Is flambient better than HDR for real estate photos?

For professional and high-end real estate photography, yes — flambient is generally considered superior to standard automated HDR. While HDR merges multiple exposures using software algorithms, flambient involves manual blending in Photoshop, giving the editor precise control over colour accuracy, window pulls, and shadow detail. The result is a more natural, less processed-looking image that appeals to both buyers and vendors. Automated HDR can be faster for volume work, but the quality ceiling is lower.

Do I need special equipment to shoot flambient?

You need a camera with full manual exposure control, a tripod (essential for frame alignment), and at least one off-camera flash or speedlight. A diffusion modifier such as a shoot-through umbrella or softbox helps create softer, more flattering light. Most professional real estate photographers use a mid-range mirrorless or DSLR body paired with a wide-angle lens and a portable strobe like the Godox AD200. The technique is more about discipline and workflow than expensive gear.
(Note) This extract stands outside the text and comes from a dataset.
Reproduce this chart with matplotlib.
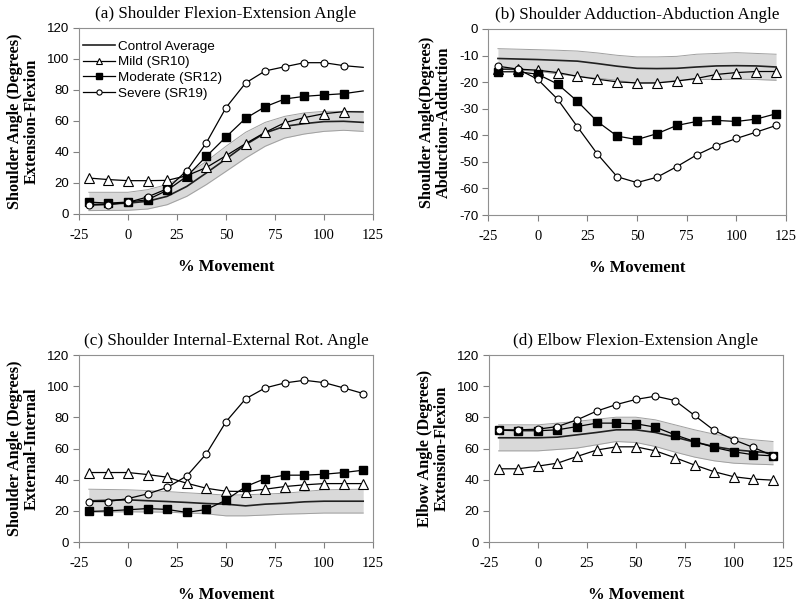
import matplotlib
matplotlib.use("Agg")
import matplotlib.pyplot as plt
import numpy as np

plt.rcParams["axes.unicode_minus"] = False

# % movement sample points
pct = [-20, -10, 0, 10, 20, 30, 40, 50, 60, 70, 80, 90, 100, 110, 120]

# (a) shoulder flexion-extension
a_mild = [23.2, 22.2, 21.5, 21.5, 21.7, 24.7, 30.0, 37.6, 45.4, 52.7, 58.9, 62.2, 64.7, 66.0, 65.8]
a_mod = [7.7, 7.0, 7.7, 9.2, 15.3, 24.3, 37.2, 49.7, 61.7, 69.2, 74.2, 75.9, 76.8, 77.6, 79.4]
a_sev = [5.8, 6.0, 7.5, 11.0, 16.3, 28.0, 46.0, 68.6, 84.5, 92.3, 95.0, 97.6, 97.6, 95.7, 94.6]
a_ctrl = [6.0, 6.5, 7.0, 8.2, 11.4, 17.8, 26.5, 35.5, 44.7, 52.3, 56.6, 58.3, 59.6, 59.8, 59.1]
a_hi = [14.0, 14.0, 14.0, 15.7, 19.0, 25.4, 34.0, 43.7, 52.7, 59.1, 63.0, 65.2, 66.2, 66.2, 66.2]
a_lo = [2.2, 2.3, 2.4, 3.2, 6.0, 11.4, 19.0, 27.5, 36.1, 43.7, 49.0, 51.6, 53.3, 54.0, 53.3]

# (b) shoulder adduction-abduction
b_mild = [-15.1, -15.1, -15.5, -16.4, -17.8, -18.9, -19.9, -20.3, -20.3, -19.6, -18.6, -17.1, -16.4, -16.0, -16.0]
b_mod = [-16.1, -16.1, -17.0, -20.7, -27.2, -34.8, -40.3, -41.6, -39.4, -36.3, -34.8, -34.4, -34.8, -33.9, -31.9]
b_sev = [-14.0, -15.1, -18.9, -26.4, -36.8, -47.0, -55.6, -57.8, -55.8, -51.8, -47.4, -43.9, -41.2, -38.8, -36.3]
b_ctrl = [-11.1, -11.3, -11.5, -11.8, -12.1, -13.0, -14.0, -14.8, -14.9, -14.8, -14.3, -13.9, -13.8, -13.9, -14.3]
b_hi = [-7.4, -7.6, -7.8, -8.0, -8.3, -9.0, -9.9, -10.5, -10.5, -10.3, -9.5, -9.2, -8.9, -9.2, -9.5]
b_lo = [-15.1, -15.5, -15.9, -16.9, -17.8, -18.5, -19.3, -20.5, -20.3, -19.3, -19.0, -19.0, -18.9, -19.0, -19.3]

# (c) shoulder internal-external rotation
c_mild = [44.6, 44.6, 44.6, 43.3, 41.6, 37.7, 34.5, 32.6, 32.4, 33.9, 35.6, 36.7, 37.5, 37.5, 37.5]
c_mod = [19.6, 20.0, 20.7, 21.5, 20.9, 19.0, 20.9, 26.9, 35.6, 40.7, 42.9, 42.9, 43.5, 44.6, 46.1]
c_sev = [26.0, 26.0, 27.9, 30.9, 35.0, 42.4, 56.7, 77.2, 91.9, 98.9, 102.1, 103.8, 102.3, 98.9, 95.3]
c_ctrl = [26.4, 26.8, 27.1, 26.5, 26.0, 25.4, 24.7, 24.3, 23.2, 24.3, 24.9, 25.8, 26.2, 26.2, 26.2]
c_hi = [33.9, 33.7, 33.5, 33.0, 32.4, 31.6, 30.9, 30.1, 30.3, 30.8, 31.3, 32.4, 33.5, 33.7, 33.9]
c_lo = [19.2, 19.3, 19.4, 19.3, 19.2, 18.6, 18.1, 16.8, 16.8, 17.3, 17.9, 18.2, 18.6, 18.6, 18.6]

# (d) elbow flexion-extension
d_mild = [47.0, 47.0, 48.7, 50.6, 54.9, 59.0, 61.1, 61.1, 58.5, 54.1, 49.4, 45.1, 41.9, 40.4, 39.7]
d_mod = [71.8, 71.4, 71.4, 72.0, 74.1, 76.3, 76.3, 75.9, 73.7, 68.8, 64.5, 60.7, 57.9, 56.0, 55.3]
d_sev = [72.0, 72.0, 72.4, 74.1, 78.4, 84.0, 88.2, 91.5, 93.6, 90.8, 81.2, 71.6, 65.6, 60.7, 55.3]
d_ctrl = [66.9, 66.9, 66.9, 67.3, 68.8, 70.3, 72.0, 72.0, 70.3, 67.3, 64.1, 61.3, 59.2, 58.1, 57.0]
d_hi = [75.2, 75.2, 75.2, 76.3, 77.4, 78.8, 80.1, 80.1, 78.4, 75.2, 72.0, 69.2, 67.1, 65.6, 64.5]
d_lo = [58.5, 58.5, 58.5, 59.4, 60.3, 62.4, 64.5, 63.9, 61.3, 57.7, 54.5, 52.1, 50.6, 50.0, 49.6]

titles = ["(a) Shoulder Flexion-Extension Angle",
          "(b) Shoulder Adduction-Abduction Angle",
          "(c) Shoulder Internal-External Rot. Angle",
          "(d) Elbow Flexion-Extension Angle"]
ylabels = ["Shoulder Angle (Degrees)\nExtension-Flexion",
           "Shoulder Angle(Degrees)\nAbduction-Adduction",
           "Shoulder Angle (Degrees)\nExternal-Internal",
           "Elbow Angle (Degrees)\nExtension-Flexion"]
xticks = [-25, 0, 25, 50, 75, 100, 125]

panels = [
    (a_mild, a_mod, a_sev, a_ctrl, a_hi, a_lo, (0, 120), 20),
    (b_mild, b_mod, b_sev, b_ctrl, b_hi, b_lo, (-70, 0), 10),
    (c_mild, c_mod, c_sev, c_ctrl, c_hi, c_lo, (0, 120), 20),
    (d_mild, d_mod, d_sev, d_ctrl, d_hi, d_lo, (0, 120), 20),
]
rects = [
    [0.09875, 0.6457, 0.3675, 0.308],
    [0.61, 0.644, 0.3725, 0.308],
    [0.09875, 0.1026, 0.3675, 0.3096],
    [0.611, 0.1026, 0.3675, 0.3096],
]

serif = "Liberation Serif"
sans = "Liberation Sans"

fig = plt.figure(figsize=(8, 6.04), dpi=100)

for i, (mild, mod, sev, ctrl, hi, lo, ylim, ystep) in enumerate(panels):
    ax = fig.add_axes(rects[i])
    # markers stop at 110 in panel (a)
    mk = list(range(len(pct) - 1)) if i == 0 else None

    ax.fill_between(pct, lo, hi, color="#d9d9d9", lw=0)
    ax.plot(pct, hi, color="#a0a0a0", lw=0.7)
    ax.plot(pct, lo, color="#a0a0a0", lw=0.7)
    ax.plot(pct, ctrl, color="#202020", lw=1.2, label="Control Average")
    ax.plot(pct, mild, color="black", lw=0.9, marker="^", ms=6.5, mfc="white",
            mec="black", mew=0.8, markevery=mk, label="Mild (SR10)")
    ax.plot(pct, mod, color="black", lw=0.9, marker="s", ms=5.5, mfc="black",
            mec="black", markevery=mk, label="Moderate (SR12)")
    ax.plot(pct, sev, color="black", lw=0.9, marker="o", ms=5, mfc="white",
            mec="black", mew=0.8, markevery=mk, label="Severe (SR19)")

    ax.set_xlim(-25, 125)
    ax.set_ylim(*ylim)
    ax.set_xticks(xticks)
    ax.set_yticks(np.arange(ylim[0], ylim[1] + 1, ystep))
    for s in ax.spines.values():
        s.set_color("#909090")
    ax.tick_params(axis="both", direction="out", length=4, color="#808080", width=0.8)
    for lab in ax.get_xticklabels():
        lab.set_fontfamily(serif)
        lab.set_fontsize(10.5)
    for lab in ax.get_yticklabels():
        lab.set_fontfamily(sans)
        lab.set_fontsize(9.5)
    ax.tick_params(axis="x", pad=7)
    ax.tick_params(axis="y", pad=3)

    ax.set_title(titles[i], fontfamily=serif, fontsize=12.3, pad=7)
    ax.set_ylabel(ylabels[i], fontfamily=serif, fontsize=11.7, fontweight="bold",
                  linespacing=1.1, labelpad=5)
    ax.set_xlabel("% Movement", fontfamily=serif, fontsize=12,
                  fontweight="bold", labelpad=12)

    if i == 0:
        ax.legend(loc="upper left", bbox_to_anchor=(-0.02, 0.985), frameon=False,
                  prop={"family": sans, "size": 9.7}, handlelength=2.4,
                  handletextpad=0.2, labelspacing=0.25, borderaxespad=0.3,
                  markerscale=0.75)

fig.savefig("out.png", dpi=100)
Can I outsource flambient photo editing for real estate?

Absolutely. Many professional real estate photographers outsource their flambient blending and editing to specialist post-production teams. This allows them to shoot more properties per day without sacrificing editing quality or spending evenings in Photoshop. A good outsourcing partner will calibrate to your style, handle window pulls and colour correction, and deliver edited images overnight — typically within 12 to 24 hours of receiving your raw files.

How long does flambient editing take per image?

For an experienced editor working manually in Photoshop and Lightroom, a fully blended flambient edit including window pull, colour correction, and perspective fix typically takes between 15 and 30 minutes per image. This is why many photographers outsource the work — shooting 15 to 20 properties a month creates a post-production workload that can easily consume two full working days per week.